#223 - Militarizando a fé: quando a oração do Senhor se torna uma arma
O Secretário de Guerra Pete Hegseth ocupa uma das posições mais poderosas do governo federal dos Estados Unidos. Como chefe do Departamento de Guerra, ele atua como o principal estrategista militar da nação e conselheiro do Presidente em matérias de guerra e defesa nacional. Suas decisões influenciam não apenas as operações das forças armadas dos EUA, mas também os desdobramentos políticos em todo o mundo.
No dia 20 de setembro de 2025, o Secretário Hegseth publicou um vídeo na conta oficial no X, recitando a Oração do Senhor (Pai Nosso), enquanto imagens de aviões de guerra, tanques e bombas apareciam na tela. Nesse contexto, a fé foi usada para justificar a força, e textos bíblicos foram empregados para fazer a violência parecer aprovada por Deus. A fusão da oração de Cristo — um apelo sagrado por paz e perdão — com símbolos de guerra envia uma mensagem perigosa e profundamente contraditória. No centro dessa questão está o princípio da separação entre Igreja e Estado, consagrado na Primeira Emenda da Constituição dos EUA.
Como Secretário de Guerra, Hegseth não age como cidadão privado, mas como representante do Estado. Ao invocar a Oração do Senhor por meio de mídia governamental oficial, ele apresenta os militares dos EUA como um exército cristão envolvido em uma guerra sancionada por Deus — uma imagem que conflita diretamente com os fundamentos da liberdade americana e da liberdade religiosa.
A Oração do Senhor, dada pelo próprio Cristo, é um chamado para avançar o reino espiritual de Deus — não para defender ou conquistar territórios terrenos. É um pedido por perdão e livramento do mal, falado em linguagem de humildade e reconciliação, não um chamado para conquista e destruição. Transformar essa oração sagrada, sobrepondo-a a bombas e tanques, é transformar uma prece de paz em um instrumento de guerra psicológica cristã. Essa abordagem corrompe o significado espiritual da Oração do Senhor e sugere, falsamente, que Jesus aprova muitas das campanhas militares terrenas modernas.
A história mostra que quando nações misturam autoridade divina com poder militar, isso leva a cruzadas, perseguições e derramamento de sangue em nome de Deus — uma traição da própria fé que afirmam sustentar.
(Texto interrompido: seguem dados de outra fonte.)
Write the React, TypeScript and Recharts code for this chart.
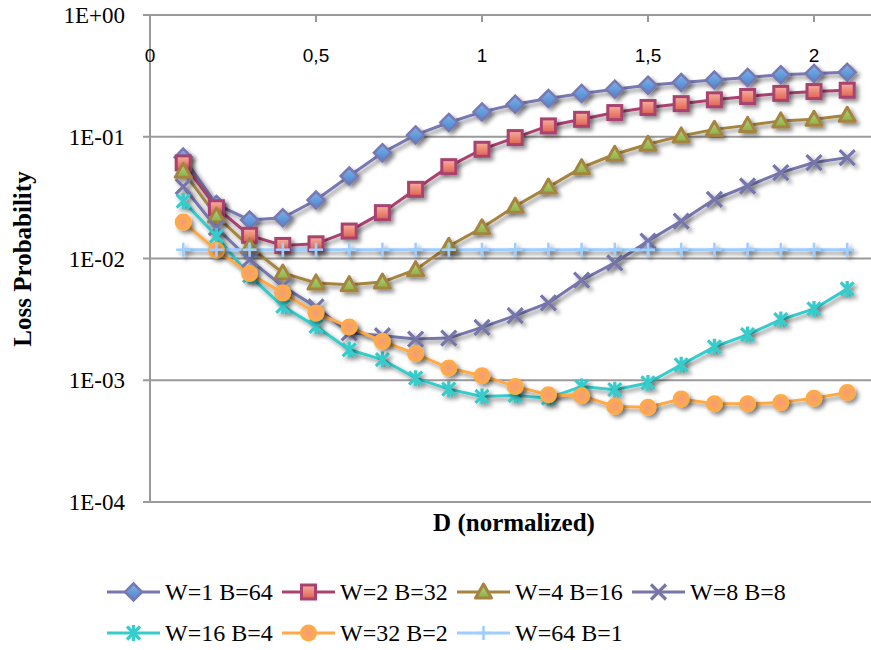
import React from 'react';
import { LineChart, Line, XAxis, YAxis, ReferenceLine } from 'recharts';

const dValues = [0.1, 0.2, 0.3, 0.4, 0.5, 0.6, 0.7, 0.8, 0.9, 1.0, 1.1, 1.2, 1.3, 1.4, 1.5, 1.6, 1.7, 1.8, 1.9, 2.0, 2.1];

const seriesNames = ['W=1 B=64', 'W=2 B=32', 'W=4 B=16', 'W=8 B=8', 'W=16 B=4', 'W=32 B=2', 'W=64 B=1'];

const w1b64 = [0.068, 0.0278, 0.0207, 0.0216, 0.0302, 0.0476, 0.074, 0.1035, 0.131, 0.16, 0.185, 0.206, 0.227, 0.246, 0.265, 0.279, 0.292, 0.307, 0.323, 0.331, 0.338];
const w2b32 = [0.061, 0.0261, 0.0155, 0.0128, 0.0132, 0.0168, 0.0238, 0.037, 0.0568, 0.0789, 0.0984, 0.1227, 0.139, 0.158, 0.174, 0.187, 0.201, 0.214, 0.227, 0.235, 0.241];
const w4b16 = [0.052, 0.0223, 0.0125, 0.0076, 0.0063, 0.0061, 0.0064, 0.0081, 0.0126, 0.0179, 0.0269, 0.0386, 0.0557, 0.0718, 0.0867, 0.1016, 0.115, 0.124, 0.135, 0.139, 0.15];
const w8b8 = [0.039, 0.0179, 0.0098, 0.0059, 0.004, 0.00245, 0.00232, 0.00218, 0.00222, 0.00272, 0.0034, 0.00432, 0.00663, 0.00922, 0.0139, 0.0203, 0.0306, 0.0394, 0.0507, 0.0614, 0.0674];
const w16b4 = [0.0296, 0.0153, 0.0072, 0.00405, 0.00277, 0.00178, 0.00148, 0.00104, 0.000846, 0.000736, 0.00075, 0.000713, 0.00089, 0.000836, 0.00095, 0.00134, 0.00188, 0.00237, 0.00315, 0.00385, 0.00563];
const w32b2 = [0.0199, 0.0117, 0.00753, 0.00522, 0.00357, 0.00274, 0.00209, 0.00165, 0.00126, 0.00109, 0.00089, 0.00076, 0.000745, 0.00061, 0.0006, 0.0007, 0.00064, 0.00064, 0.000656, 0.000713, 0.000794];
const w64b1 = [0.0118, 0.0118, 0.0118, 0.0118, 0.0118, 0.0118, 0.0118, 0.0118, 0.0118, 0.0118, 0.0118, 0.0118, 0.0118, 0.0118, 0.0118, 0.0118, 0.0118, 0.0118, 0.0118, 0.0118, 0.0118];

const xTicks = [0, 0.5, 1, 1.5, 2];
const xTickLabels = ['0', '0,5', '1', '1,5', '2'];
const yTicks = [0.0001, 0.001, 0.01, 0.1, 1];
const yTickLabels = ['1E-04', '1E-03', '1E-02', '1E-01', '1E+00'];

const xTitle = 'D (normalized)';
const yTitle = 'Loss Probability';

const seriesValues = [w1b64, w2b32, w4b16, w8b8, w16b4, w32b2, w64b1];
const seriesKeys = ['s1', 's2', 's3', 's4', 's5', 's6', 's7'];

const rows = dValues.map((d, i) => {
  const r: any = { d };
  seriesKeys.forEach((k, j) => {
    r[k] = seriesValues[j][i];
  });
  return r;
});

const styles = [
  { stroke: '#7878b2', shape: 'diamond', fill: 'url(#gBlue)' },
  { stroke: '#a8436f', shape: 'square', fill: 'url(#gRed)' },
  { stroke: '#a5843f', shape: 'triangle', fill: 'url(#gGreen)' },
  { stroke: '#7676ac', shape: 'x', fill: 'none' },
  { stroke: '#36cccc', shape: 'star', fill: 'none' },
  { stroke: '#ffaa46', shape: 'circle', fill: 'url(#gOrange)' },
  { stroke: '#9ecdff', shape: 'plus', fill: 'none' },
];

const GRID = '#9a9a9a';

function Marker({ shape, cx, cy, stroke, fill, filter }: any) {
  let el: any = null;
  switch (shape) {
    case 'diamond':
      el = <path d={`M${cx},${cy - 8.5}L${cx + 8.5},${cy}L${cx},${cy + 8.5}L${cx - 8.5},${cy}Z`} fill={fill} stroke={stroke} strokeWidth={2.5} />;
      break;
    case 'square':
      el = <rect x={cx - 7} y={cy - 7} width={14} height={14} fill={fill} stroke={stroke} strokeWidth={3} />;
      break;
    case 'triangle':
      el = <path d={`M${cx},${cy - 8}L${cx + 8},${cy + 6}L${cx - 8},${cy + 6}Z`} fill={fill} stroke={stroke} strokeWidth={3} strokeLinejoin="round" />;
      break;
    case 'x':
      el = <path d={`M${cx - 7.5},${cy - 7.5}L${cx + 7.5},${cy + 7.5}M${cx + 7.5},${cy - 7.5}L${cx - 7.5},${cy + 7.5}`} stroke={stroke} strokeWidth={3.2} fill="none" />;
      break;
    case 'star':
      el = <path d={`M${cx - 6.5},${cy - 6.5}L${cx + 6.5},${cy + 6.5}M${cx + 6.5},${cy - 6.5}L${cx - 6.5},${cy + 6.5}M${cx},${cy - 8}L${cx},${cy + 8}`} stroke={stroke} strokeWidth={3.2} fill="none" />;
      break;
    case 'circle':
      el = <circle cx={cx} cy={cy} r={7.5} fill={fill} stroke={stroke} strokeWidth={2} />;
      break;
    case 'plus':
      el = <path d={`M${cx},${cy - 7}L${cx},${cy + 7}M${cx - 7},${cy}L${cx + 7},${cy}`} stroke={stroke} strokeWidth={2.5} fill="none" />;
      break;
  }
  return <g filter={filter}>{el}</g>;
}

const fmtX = (v: number) => {
  const i = xTicks.findIndex((t) => Math.abs(t - v) < 1e-9);
  return i >= 0 ? xTickLabels[i] : '';
};

const fmtY = (v: number) => {
  const e = Math.round(Math.log10(v));
  const idx = yTicks.findIndex((t) => Math.round(Math.log10(t)) === e);
  return idx >= 0 ? yTickLabels[idx] : '';
};

const legendCols = [107, 282, 457, 632];
const legendRows = [592, 633];

export default function App() {
  return (
    <div style={{ position: 'absolute', left: 0, top: 0, width: 871, height: 650, overflow: 'hidden', background: '#fff' }}>
      <svg width={0} height={0} style={{ position: 'absolute' }}>
        <defs>
          <filter id="shadow" filterUnits="userSpaceOnUse" x="0" y="0" width="871" height="650">
            <feDropShadow dx="3" dy="3" stdDeviation="2" floodColor="#000" floodOpacity="0.45" />
          </filter>
          <linearGradient id="gBlue" x1="0" y1="0" x2="0" y2="1">
            <stop offset="0" stopColor="#7fb2ea" />
            <stop offset="1" stopColor="#4a86cc" />
          </linearGradient>
          <linearGradient id="gRed" x1="0" y1="0" x2="0" y2="1">
            <stop offset="0" stopColor="#f7b0a0" />
            <stop offset="1" stopColor="#e0604e" />
          </linearGradient>
          <linearGradient id="gGreen" x1="0" y1="0" x2="0" y2="1">
            <stop offset="0" stopColor="#b8d67a" />
            <stop offset="1" stopColor="#8cb048" />
          </linearGradient>
          <radialGradient id="gOrange" cx="0.5" cy="0.5" r="0.5">
            <stop offset="0" stopColor="#f39a7a" />
            <stop offset="1" stopColor="#ffad4a" />
          </radialGradient>
        </defs>
      </svg>
      <LineChart width={871} height={650} data={rows} margin={{ top: 15, right: 0, bottom: 148, left: 0 }}>
        <XAxis
          type="number"
          dataKey="d"
          domain={[0, 721 / 332]}
          allowDataOverflow
          ticks={xTicks}
          interval={0}
          orientation="top"
          mirror
          height={1}
          axisLine={{ stroke: GRID, strokeWidth: 2 }}
          tickLine={{ stroke: GRID, strokeWidth: 2 }}
          tickSize={7}
          tickMargin={27}
          tick={{ fill: '#000', fontSize: 19, fontFamily: 'Liberation Sans, Arial, sans-serif' }}
          tickFormatter={fmtX}
        />
        <YAxis
          type="number"
          scale="log"
          domain={[0.0001, 1]}
          allowDataOverflow
          ticks={yTicks}
          interval={0}
          width={150}
          axisLine={{ stroke: GRID, strokeWidth: 2 }}
          tickLine={{ stroke: GRID, strokeWidth: 2 }}
          tickSize={7}
          tickMargin={18}
          tick={{ fill: '#000', fontSize: 23, fontFamily: 'Liberation Serif, serif' }}
          tickFormatter={fmtY}
        />
        {yTicks.map((t) => (
          <ReferenceLine key={`g${t}`} y={t} stroke={GRID} strokeWidth={2} />
        ))}
        {seriesKeys.map((k, j) => (
          <Line
            key={k}
            dataKey={k}
            type="linear"
            stroke={styles[j].stroke}
            strokeWidth={3}
            filter="url(#shadow)"
            isAnimationActive={false}
            dot={(p: any) => (
              <Marker key={`${k}-${p.index}`} shape={styles[j].shape} cx={p.cx} cy={p.cy} stroke={styles[j].stroke} fill={styles[j].fill} filter="url(#shadow)" />
            )}
            activeDot={false}
          />
        ))}
      </LineChart>
      <svg width={871} height={650} style={{ position: 'absolute', left: 0, top: 0, pointerEvents: 'none' }}>
        <text
          transform="translate(31,259) rotate(-90)"
          textAnchor="middle"
          fontSize={25}
          fontWeight="bold"
          fontFamily="Liberation Serif, serif"
          fill="#000"
        >
          {yTitle}
        </text>
        <text x={514} y={531} textAnchor="middle" fontSize={25} fontWeight="bold" fontFamily="Liberation Serif, serif" fill="#000">
          {xTitle}
        </text>
        {seriesNames.map((name, j) => {
          const row = j < 4 ? 0 : 1;
          const col = j < 4 ? j : j - 4;
          const x0 = legendCols[col];
          const cy = legendRows[row];
          return (
            <g key={name}>
              <line x1={x0} y1={cy} x2={x0 + 53} y2={cy} stroke={styles[j].stroke} strokeWidth={3} />
              <Marker shape={styles[j].shape} cx={x0 + 26.5} cy={cy} stroke={styles[j].stroke} fill={styles[j].fill} />
              <text x={x0 + 58} y={cy + 8} fontSize={24} fontFamily="Liberation Serif, serif" fill="#000">
                {name}
              </text>
            </g>
          );
        })}
      </svg>
    </div>
  );
}
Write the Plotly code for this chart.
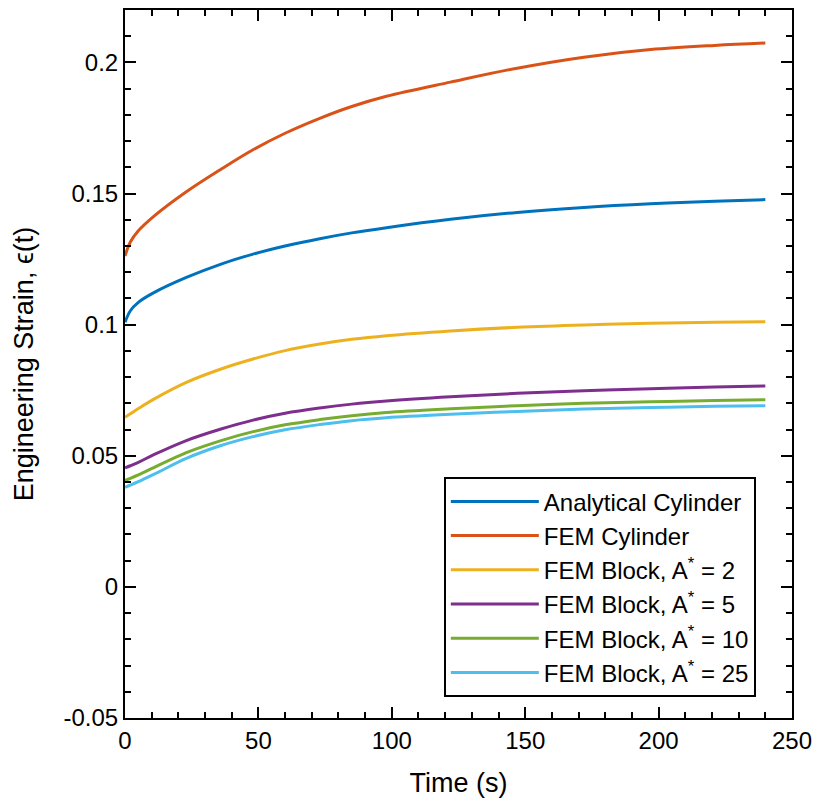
import plotly.graph_objects as go

time_s = [0, 2, 5, 11, 23, 36, 48, 60, 73, 85, 98, 122, 147, 172, 197, 221, 240]

analytical_cyl = [0.1009, 0.1053, 0.1085, 0.1123, 0.1180, 0.1231, 0.1269, 0.1300, 0.1328, 0.1350,
                  0.1370, 0.1402, 0.1428, 0.1447, 0.1461, 0.1471, 0.1477]
fem_cyl = [0.1262, 0.1315, 0.1358, 0.1415, 0.1507, 0.1593, 0.1667, 0.1730, 0.1787, 0.1832,
           0.1871, 0.1925, 0.1978, 0.2020, 0.2049, 0.2065, 0.2074]
fem_block_2 = [0.0647, 0.0660, 0.0680, 0.0717, 0.0780, 0.0831, 0.0869, 0.0901, 0.0926, 0.0944,
               0.0958, 0.0976, 0.0990, 0.0999, 0.1005, 0.1009, 0.1011]
fem_block_5 = [0.0454, 0.0462, 0.0475, 0.0505, 0.0558, 0.0602, 0.0636, 0.0662, 0.0682, 0.0697,
               0.0709, 0.0725, 0.0738, 0.0748, 0.0756, 0.0762, 0.0766]
fem_block_10 = [0.0406, 0.0414, 0.0427, 0.0456, 0.0512, 0.0558, 0.0592, 0.0618, 0.0638, 0.0653,
                0.0665, 0.0679, 0.0691, 0.0700, 0.0706, 0.0711, 0.0714]
fem_block_25 = [0.0380, 0.0388, 0.0401, 0.0430, 0.0490, 0.0539, 0.0573, 0.0599, 0.0619, 0.0634,
                0.0645, 0.0658, 0.0669, 0.0678, 0.0684, 0.0689, 0.0691]

series_names = ["Analytical Cylinder", "FEM Cylinder",
                "FEM Block, A<sup>*</sup> = 2", "FEM Block, A<sup>*</sup> = 5",
                "FEM Block, A<sup>*</sup> = 10", "FEM Block, A<sup>*</sup> = 25"]
series_values = [analytical_cyl, fem_cyl, fem_block_2, fem_block_5, fem_block_10, fem_block_25]
colors = ["#0072BD", "#D95319", "#EDB120", "#7E2F8E", "#77AC30", "#4DBEEE"]

x_tickvals = [0, 50, 100, 150, 200, 250]
y_tickvals = [-0.05, 0, 0.05, 0.1, 0.15, 0.2]
y_ticktext = ["-0.05", "0", "0.05", "0.1", "0.15", "0.2"]

FONT = "Liberation Sans, Arial, Helvetica, sans-serif"

fig = go.Figure()
for name, vals, col in zip(series_names, series_values, colors):
    fig.add_trace(go.Scatter(x=time_s, y=vals, mode="lines", name=name,
                             line=dict(color=col, width=3, shape="spline", smoothing=1.0)))

axis_common = dict(showline=True, linecolor="black", linewidth=2, mirror="ticks",
                   ticks="inside", ticklen=11, tickwidth=2, tickcolor="black",
                   showgrid=False, zeroline=False,
                   tickfont=dict(family=FONT, size=24, color="black"))

fig.update_xaxes(range=[0, 250], tickvals=x_tickvals,
                 minor=dict(dtick=10, tick0=0, ticks="inside", ticklen=6, tickwidth=2, tickcolor="black"),
                 title=dict(text="Time (s)", font=dict(family=FONT, size=27, color="black"), standoff=20),
                 **axis_common)
fig.update_yaxes(range=[-0.05, 0.22], tickvals=y_tickvals, ticktext=y_ticktext,
                 minor=dict(dtick=0.01, tick0=0, ticks="inside", ticklen=6, tickwidth=2, tickcolor="black"),
                 title=dict(text="Engineering Strain, ϵ(t)", font=dict(family=FONT, size=27, color="black"),
                            standoff=22),
                 **axis_common)

fig.update_layout(
    width=817, height=804,
    margin=dict(l=125, r=25, t=10, b=86, autoexpand=False),
    paper_bgcolor="white", plot_bgcolor="white",
    showlegend=True,
    legend=dict(x=0.478, y=0.34, xanchor="left", yanchor="top",
                bgcolor="white", bordercolor="black", borderwidth=2,
                font=dict(family=FONT, size=24, color="black"),
                itemwidth=88, tracegroupgap=0),
)

fig.write_html("out.html", config={"displayModeBar": False},
               post_script="document.body.style.margin='0';document.body.style.overflow='hidden';")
A mensagem subjacente é clara: as políticas militares dos EUA estariam sendo guiadas por motivos religiosos, e não por princípios constitucionais — ou seja, seria uma declaração de nacionalismo cristão e um ressurgimento da ideia da guerra santa.
As Forças Armadas dos Estados Unidos deveriam proteger cidadãos de todas as crenças — e não elevar uma fé acima da outra. Ao buscar santificar instrumentos de guerra com a Oração do Senhor, o vídeo de Hegseth mina o princípio da neutralidade religiosa e afasta aqueles de outras crenças — ou sem crença — que servem sob a mesma bandeira e juraram defender a Constituição.
Quando o Estado começa a usar a linguagem da Igreja para justificar suas ações militares, ele desonra tanto a Bíblia quanto a Constituição.
Governo e religião jamais devem se fundir — e a Oração do Senhor não deveria ser usada contra o pano de fundo de aviões de guerra e bombas.